Un de mes élèves fut touché à la jambe, mais sans gravité. J'avais eu le temps de donnes l'absolution in extrémis à tous mes compagnons.

Quand nous nous relevâmes l'attaque avait cessé et on sonnait la fin de l'alerte. Le spectacle qui s'offrait à nous était désolant = maisons effondrées ou soufflées - entonnoirs lunaires de 5 - 6 et 7 mètres - des blessés et des morts partout.

Les premiers que je relevais, ce furent le père et mère d'un jeune prêtre du quartier, prisonnier depuis 4 ans - tués dans leur tranchée avec 3 voisins.

Toute la soirée et la nuit suivante furent employées au déblaiement des victimes - tâche longue, dure et ingrate, mais nos élèves eurent la consolation de sauver bien des vies humaines.

Aujourd'hui, dimanche, nous avons eu une nouvelle attaque - moins violente que la 1re, mais qui fit encore une vingtaine de victimes. Elle dura plus d'une heure.

Au total : plus de 150 victimes jusqu'à cette heure ; car bien des corps restent sous les décombres. Ce matin lundi 1er mai : funérailles

sommaire des victimes. Alertes continuelles avec violents bombardements dans toute la région : Douai - Busigny où un train de voyageurs à été bombardé, coupé et partiellement incendié - Somain surtout , littéralement pilonné - Arras encore, me dit-on, etc.

Pendant les funérailles une escadrille qui passait a laissé tombé une gerbe de fleurs. Évidemment, les communications sont partout interrompues, je ne sais quand cette lettre vous parviendra : nous a fait prévoir une action imminente et de très grandes envergures.

Nos élèves ont été licenciés ; mais la maison doit être gardée. Mon devoir est de rester ici avec M. le Supérieur. Tranquillisez-vous : je vais désormais passer la nuit en ville à l'archevêché. Il y a d’ailleurs ici de bons abris.
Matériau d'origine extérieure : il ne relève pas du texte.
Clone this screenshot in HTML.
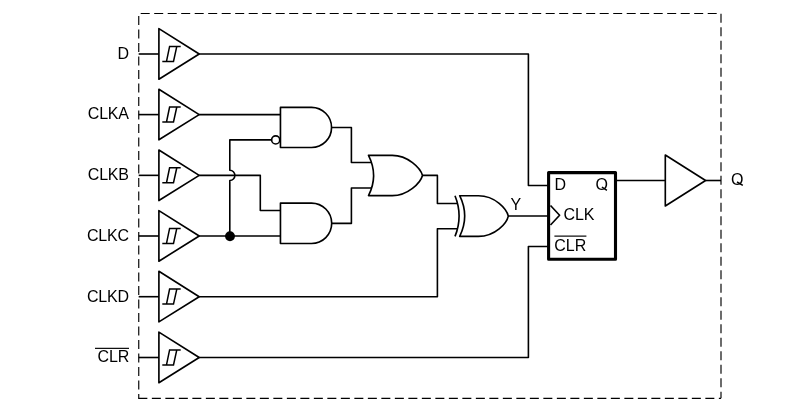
<!DOCTYPE html>
<html><head><meta charset="utf-8"><style>
html,body{margin:0;padding:0;background:#fff;}
svg{display:block;will-change:transform;}
.g{fill:none;stroke:#000;stroke-width:1.65;stroke-linejoin:round;}
.w{fill:none;stroke:#000;stroke-width:1.6;stroke-linejoin:round;}
.h{fill:none;stroke:#000;stroke-width:1.5;}
.t{font-family:"Liberation Sans",sans-serif;font-size:16px;fill:#000;}
</style></head><body>
<svg width="812" height="412" viewBox="0 0 812 412">
<path d="M138.75,398.3 V13.5 H721 V398.3" fill="none" stroke="#000" stroke-width="1.15" stroke-dasharray="9 4.5" stroke-dashoffset="4.75"/>
<path d="M721,398.3 H138.75 V397.9" fill="none" stroke="#000" stroke-width="1.15" stroke-dasharray="9 4.5" stroke-dashoffset="6.85"/>
<path d="M158.9,28.60 L199.2,54.00 L158.9,79.20 Z" class="g"/><path d="M162.3,61.40 H173.5 L176.8,46.40 M180.7,46.40 H169.6 L166.5,61.40" class="h"/><path d="M138.7,54.00 H159" class="w"/>
<path d="M158.9,89.20 L199.2,114.60 L158.9,139.80 Z" class="g"/><path d="M162.3,122.00 H173.5 L176.8,107.00 M180.7,107.00 H169.6 L166.5,122.00" class="h"/><path d="M138.7,114.60 H159" class="w"/>
<path d="M158.9,149.95 L199.2,175.35 L158.9,200.55 Z" class="g"/><path d="M162.3,182.75 H173.5 L176.8,167.75 M180.7,167.75 H169.6 L166.5,182.75" class="h"/><path d="M138.7,175.35 H159" class="w"/>
<path d="M158.9,210.60 L199.2,236.00 L158.9,261.20 Z" class="g"/><path d="M162.3,243.40 H173.5 L176.8,228.40 M180.7,228.40 H169.6 L166.5,243.40" class="h"/><path d="M138.7,236.00 H159" class="w"/>
<path d="M158.9,271.30 L199.2,296.70 L158.9,321.90 Z" class="g"/><path d="M162.3,304.10 H173.5 L176.8,289.10 M180.7,289.10 H169.6 L166.5,304.10" class="h"/><path d="M138.7,296.70 H159" class="w"/>
<path d="M158.9,332.10 L199.2,357.50 L158.9,382.70 Z" class="g"/><path d="M162.3,364.90 H173.5 L176.8,349.90 M180.7,349.90 H169.6 L166.5,364.90" class="h"/><path d="M138.7,357.50 H159" class="w"/>
<text x="128.8" y="58.60" text-anchor="end" class="t" letter-spacing="-0.2">D</text>
<text x="128.8" y="119.20" text-anchor="end" class="t" letter-spacing="-0.2">CLKA</text>
<text x="128.8" y="179.95" text-anchor="end" class="t" letter-spacing="-0.2">CLKB</text>
<text x="128.8" y="240.60" text-anchor="end" class="t" letter-spacing="-0.2">CLKC</text>
<text x="128.8" y="302.20" text-anchor="end" class="t" letter-spacing="-0.2">CLKD</text>
<text x="129.0" y="362.10" text-anchor="end" class="t" letter-spacing="-0.2">CLR</text>
<path d="M95.0,348.30 H129.0" fill="none" stroke="#111" stroke-width="1.25"/>
<path d="M199.2,54.0 H528.4 V185.5 H549" class="w"/>
<path d="M199.2,114.6 H280.5" class="w"/>
<path d="M199.2,175.35 H260.3 V210.5 H280.5" class="w"/>
<path d="M229.8,236.0 V180.45 A5.1,5.1 0 0 0 229.8,170.25 V139.9 H271.6" class="w"/>
<path d="M199.2,236.0 H280.5" class="w"/>
<circle cx="230.0" cy="236.3" r="4.95" fill="#000"/>
<circle cx="275.7" cy="139.9" r="4.05" class="g"/>
<path d="M280.45,107.4 H311.5 A20.05,20.05 0 0 1 311.5,147.5 H280.45 Z" class="g"/>
<path d="M280.45,203.1 H311.5 A20.20,20.20 0 0 1 311.5,243.5 H280.45 Z" class="g"/>
<path d="M331.5,127.5 H351.4 V162.5 H372" class="w"/>
<path d="M331.5,223.4 H351.4 V188.0 H372" class="w"/>
<path d="M368.5,155.3 H392.3 C407.8,155.3 420.5,167.9 422.5,175.45 C420.5,182.9 407.8,195.6 392.3,195.6 H368.5 Q378.7,175.45 368.5,155.3 Z" class="g"/>
<path d="M422.5,175.4 H437.4 V203.5 H458" class="w"/>
<path d="M199.2,296.7 H437.4 V228.8 H458" class="w"/>
<path d="M455,195.7 Q463.2,216.05 455,236.4" class="g"/>
<path d="M459.7,195.7 H478.4 C495.4,195.7 506.8,209.1 508.3,216.05 C506.8,223.1 495.4,236.4 478.4,236.4 H459.7 Q469.7,216.05 459.7,195.7 Z" class="g"/>
<path d="M508.3,216.0 H549" class="w"/>
<text x="510.5" y="210" class="t">Y</text>
<path d="M199.2,357.5 H528.4 V246.5 H549" class="w"/>
<rect x="548.6" y="172.6" width="66.9" height="86.6" fill="none" stroke="#000" stroke-width="3.1" stroke-linejoin="round"/>
<path d="M550.5,205.5 L559.6,215.3 L550.5,225.0" class="g" stroke-width="1.6"/>
<text x="554.5" y="190" class="t">D</text>
<text x="607.9" y="189.9" text-anchor="end" class="t">O</text>
<path d="M601.9,187.0 L606.9,190.4" fill="none" stroke="#000" stroke-width="1.5"/>
<text x="563.4" y="219.6" class="t">CLK</text>
<text x="554.3" y="250.6" class="t">CLR</text>
<path d="M554.4,236.2 H586.4" fill="none" stroke="#111" stroke-width="1.25"/>
<path d="M615.5,180.5 H665.4" class="w"/>
<path d="M665.3,155.0 L705.6,180.5 L665.3,206.0 Z" class="g"/>
<path d="M705.6,180.5 H721" class="w"/>
<text x="731" y="185" class="t">O</text>
<path d="M737.0,182.0 L742.8,185.4" fill="none" stroke="#000" stroke-width="1.5"/>
</svg>
</body></html>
À la grâce de Dieu ! Je vous quitte, car j'ai beaucoup de travail aujourd'hui pour déménager une partie de la bibliothèque et de la sacristie - Au revoir. Je vous embrasse tous.

René

Lettres du chanoine René Dallennes, directeur d'un établissement d'enseignement catholique à Cambrai, qu'il adresse à son beau-frère Charles Derousseaux habitant Sainghin-en-Weppes près de Lille.

Cambrai, le 09 mai 1944.

Bien cher Charles,

Cambrai a subi dimanche soir son 5e bombardement. L'hypothèse nos avions fuite en voyant revenir 6 escadrilles de bi-moteurs de cette direction, était bien fondée.

C’est en effet à cette même heure qu'avait lieu le bombardement.

Cette fois, ils ont atteint l'hospice des vieillards (ancien Petit Séminaire), la bibliothèque municipale et les rues avoisinants rue Aubenche - Rue Gambetta - Rue de la madeleine et place au Bois. La brasserie Duverger et l'hospice général ont été incendiés par les bombes à retardement.

Ils brûlent encore. Malheureusement, une grande partie du personnel est restée emmurée

dans la cave et il a été impossible de les dégager à cause des bombes qui éclataient durant toute la journée de lundi et de l'incendie qui faisait rage.

On désespère de les sauver : il y aurait là une quarantaine de personnes, dont plusieurs religieuses emmurées de Rosendael (enfant Jésus). Le chiffre total des victimes dépasserait donc de beaucoup... 200.

Je suis toujours au collège Notre Dame... En attendant sans doute une autre affectation ; car nous allons essayer de rassembler nos élèves par petits groupes dans les différents arrondissements.

La ville de Cambrai se vide littéralement : 15 à 20.000 personnes sont déjà parties. Le dernier bombardement a précipité les exodes. J'ai dit ce matin la messe chez les Clarisses. Dites aux Milleville que leur tante est en bonne santé. Je vous embrasse tous.